AMCC (AMCC) pre-announced a major shortfall in revenue for the March quarter and revised guidance for June down even further. The magnitude of the revenue decline is breathtaking - $76M in Dec ‘06 to $70M in Mar ‘07 to a projected $60M in June ‘07. Analysts were projecting around $76M in June ‘07 revenue.
The company notes a 30% decline in revenue recognized through distribution. They also failed to mention any customer of business reason for the decline. Naturally one can speculate that the revenue shortfall was due exclusively to a decline in revenue shipped through distribution.
According to the latest 10Q filed by AMCC, Avnet (AVT) accounted for 26% of quarterly revenue, or $19.8M or $76M in Dec 06 quarterly revenue. Assuming the shortfall was entirely with Avnet (which is a big assumption) this would result in Avnet based revenue dropping $6M.
Which is exactly what happened - AMCC quarterly revenue dropped from $76M to $70M, a $6M decrease.
An additional $10M reduction is expected to come between now and June-end. Given the lack of any end market or customer explanation (such explanations are usually nonsense anyway) I am left concluding that AMCC decided to kick the channel stuffing habit, something that I’ve been proselytizing companies should do. (click here for related articles)
This is extremely positive (provided you didn’t own the stock yesterday that is). It also opens up an interesting trading opportunity once organic revenue and steady state business resumes.
Provided no underlying issues exist with market or customer demand (networking has shown weakness industrywide) once the channel is flushed and shipments resume, AMCC gross margins should go up and revenue should return to previous levels.
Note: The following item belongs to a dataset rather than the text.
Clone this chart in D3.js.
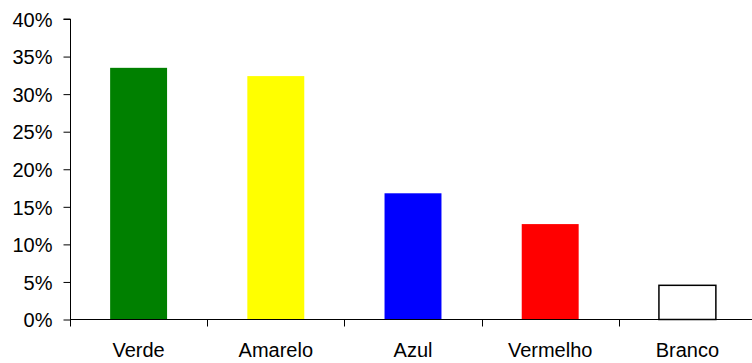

So, for the first time in a long time, I am now the proud owner of an equity stake in AMCC. The conference call is next week and I will be listening.
Author owns and controls a long position in AMCC, VTSS, a short position in NUHC and no position in Avnet.
I’m a little confused as to why you would buy AMCC under these circumstances. While not stuffing will make reported earnings more ‘real’, I think that a more tangible effect is that revenue variance will increase. As a result, the Beta for AMCC will increase. Average earnings will not increase to the same degree as there has been no underlying change in business, so the price of the equity must fall. Did I miss something?
On the technical side, I thought that you wrote a really good piece on the Quake acquisition last year. At the time, it seemed that you were pretty bearish on the company. Has something changed in the business besides the topics discussed above?
My opinion on Quake is unchanged. Readers can search the archives for “Quake”. I believe that Mitch and I have agreed to disagree.
Variance has indeed increased. To me that is good, not bad, provided you know the inputs to the variance. When variance is attenuated then knowledge of input factors is less important.
AMCC is not without it’s problems but my opinion is the correction this week was excessive.